If it’s not yet the occasion to uncork the bubbly, it’s certainly time to pop it in the fridge. Last night the House of Commons voted down the House of Lords two amendments to the bill on exiting the European Union. Both amendments threatened to severely close down precious negotiating space in the upcoming Article 50 talks. Following the Lords’ decision to not further disrupt the bill’s passing, the Queen is now expected to give the bill Royal assent before the end of the week.

Amendments dear boy

The first amendment would have assured the future residency rights of EU nationals currently living in the UK without a quid a pro-quo from the EU.  The UK government would then be on the back foot in trying to secure the same rights for three million Britons living in the European Union. The amendment was voted down 335 votes to 287

Similarly, demands for formal ratification were far more dangerous than a simple Parliamentary vote – already promised by the government. Fortunately, this too fell short of a majority among MPs: 274 votes to 135. Had more MPs weighed in on the side of the Lords, final ratification would have been scheduled well before the two-year expiry on the Article 50 negotiations. In the worryingly likely event that Parliament voted it down, the Government would then be obliged to return to the negotiating table. A second bite at the cherry would be very unlikely to play in the UK’s favour.

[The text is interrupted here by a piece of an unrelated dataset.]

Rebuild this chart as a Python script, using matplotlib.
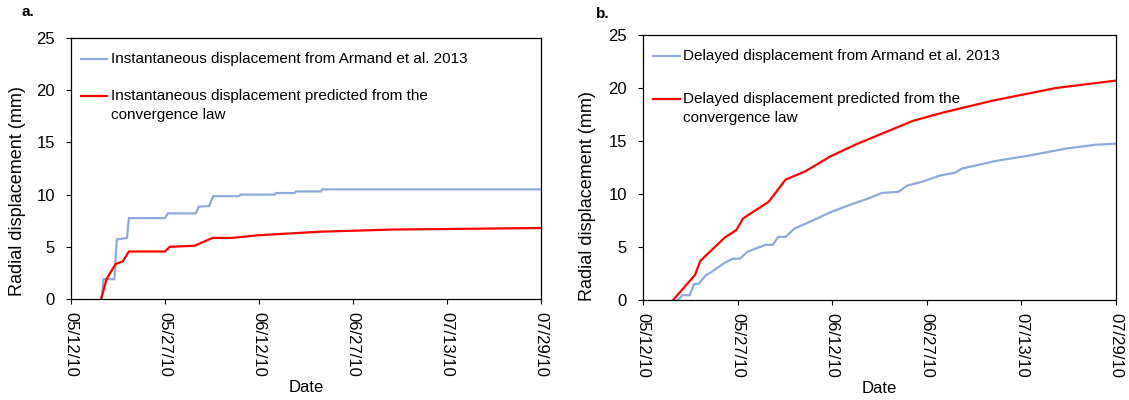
import matplotlib
matplotlib.use("Agg")
import matplotlib.pyplot as plt

plt.rcParams['font.family'] = ['Liberation Sans', 'DejaVu Sans']

# x values: days since 05/12/10
tick_days = [0, 15.6, 31.2, 46.8, 62.4, 78]
tick_labels = ["05/12/10", "05/27/10", "06/12/10", "06/27/10", "07/13/10", "07/29/10"]
y_ticks = [0, 5, 10, 15, 20, 25]

# Panel a: instantaneous displacement
a_meas_x = [5.1, 5.4, 7.2, 7.6, 9.3, 9.6, 15.6, 16.1, 20.7, 21.2, 22.9, 23.6,
            27.9, 28.1, 33.8, 34.0, 37.1, 37.3, 41.5, 41.7, 78.0]
a_meas_y = [0.0, 1.9, 1.9, 5.7, 5.85, 7.75, 7.75, 8.2, 8.2, 8.85, 8.9, 9.85,
            9.85, 10.0, 10.0, 10.15, 10.15, 10.3, 10.3, 10.5, 10.5]
a_pred_x = [5.0, 5.9, 7.4, 8.6, 9.6, 15.6, 16.4, 20.5, 23.5, 26.7, 30.9, 41.5, 53.3, 78.0]
a_pred_y = [0.0, 1.9, 3.35, 3.6, 4.55, 4.55, 5.0, 5.1, 5.85, 5.85, 6.1, 6.45, 6.65, 6.8]

# Panel b: delayed displacement
b_meas_x = [5.75, 6.5, 7.7, 8.4, 9.2, 10.4, 11.3, 13.3, 14.8, 16.0, 17.2, 20.2, 21.4,
            22.3, 23.5, 25.0, 28.0, 31.0, 34.0, 37.0, 39.4, 42.1, 43.6, 46.0, 49.0,
            51.4, 52.6, 56.1, 58.0, 63.9, 69.9, 74.7, 78.0]
b_meas_y = [0.0, 0.45, 0.45, 1.5, 1.55, 2.35, 2.65, 3.45, 3.9, 3.9, 4.55, 5.2, 5.2,
            5.95, 5.95, 6.75, 7.5, 8.3, 8.95, 9.55, 10.1, 10.2, 10.8, 11.15, 11.75,
            12.0, 12.4, 12.85, 13.1, 13.65, 14.3, 14.65, 14.75]
b_pred_x = [4.97, 8.56, 9.46, 13.5, 15.4, 16.5, 20.7, 23.5, 26.8, 30.9, 35.2, 44.5,
            49.6, 57.6, 68.1, 78.0]
b_pred_y = [0.0, 2.35, 3.7, 5.9, 6.6, 7.7, 9.25, 11.35, 12.15, 13.55, 14.7, 16.9,
            17.7, 18.8, 20.0, 20.7]

BLUE = "#8EA9DB"
RED = "#FF0000"

fig = plt.figure(figsize=(11.29, 4.0), dpi=100)
W, H = 1129, 400


def make_axes(l, t, r, b):
    return fig.add_axes([l / W, 1 - b / H, (r - l) / W, (b - t) / H])


axA = make_axes(71, 38, 541, 299)
axB = make_axes(643, 35, 1116, 300)

panels = [
    (axA, a_meas_x, a_meas_y, a_pred_x, a_pred_y,
     "Instantaneous displacement from Armand et al. 2013",
     "Instantaneous displacement predicted from the", "convergence law",
     (0.021, 0.077, 0.085, 0.920, 0.778, 0.705)),
    (axB, b_meas_x, b_meas_y, b_pred_x, b_pred_y,
     "Delayed displacement from Armand et al. 2013",
     "Delayed displacement predicted from the", "convergence law",
     (0.021, 0.078, 0.0846, 0.919, 0.758, 0.685)),
]

for ax, mx, my, px, py, l1, l2a, l2b, pos in panels:
    ax.plot(mx, my, color=BLUE, lw=1.6, solid_joinstyle='miter')
    ax.plot(px, py, color=RED, lw=1.6)
    ax.set_xlim(0, 78)
    ax.set_ylim(0, 25)
    ax.set_xticks(tick_days)
    ax.set_xticklabels(tick_labels, rotation=270, fontsize=12)
    ax.set_yticks(y_ticks)
    ax.set_yticklabels([str(v) for v in y_ticks], fontsize=12)
    ax.tick_params(direction='out', length=3.5, width=0.8, pad=6, color='black')
    ax.tick_params(axis='y', pad=8)
    for s in ax.spines.values():
        s.set_linewidth(0.9)
        s.set_color('black')
    ax.set_xlabel("Date", fontsize=12, labelpad=2)
    x0, x1, xt, yb, yr, yr2 = pos
    ax.plot([x0, x1], [yb, yb], color=BLUE, lw=1.6, transform=ax.transAxes, clip_on=False)
    ax.plot([x0, x1], [yr, yr], color=RED, lw=1.6, transform=ax.transAxes, clip_on=False)
    ax.text(xt, yb, l1, transform=ax.transAxes, fontsize=11, va='center', ha='left')
    ax.text(xt, yr, l2a, transform=ax.transAxes, fontsize=11, va='center', ha='left')
    ax.text(xt, yr2, l2b, transform=ax.transAxes, fontsize=11, va='center', ha='left')

fig.text(18 / W, 1 - 191 / H, "Radial displacement (mm)", rotation=90,
         ha='center', va='center', fontsize=13)
fig.text(587 / W, 1 - 196 / H, "Radial displacement (mm)", rotation=90,
         ha='center', va='center', fontsize=13)
fig.text(22 / W, 1 - 12 / H, "a.", fontsize=11, fontweight='bold', ha='left', va='center')
fig.text(596 / W, 1 - 14 / H, "b.", fontsize=11, fontweight='bold', ha='left', va='center')

fig.savefig("out.png", dpi=100)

Unsurprisingly, the Liberal Democrats made a last-ditch attempt at reinstating a version of the meaningful vote in the form of a parliamentary veto on the outcome of the negotiation. It too failed, by 156 votes. Lest we forget, there is no legal reason why Britain cannot un-trigger Article 50. A veto would be catastrophic.

A scare, if not a scrape

In the end, these were all comfortable defeats, but the margins should still have been much greater. Each amendment not only defied the will of the British people, it also promised to make life harder for the Government’s negotiators, increasing the possibility of a poor outcome and raising the temptation of a largely pro-EU legislature to pull the plug on Brexit entirely, regardless of what the people said at the referendum.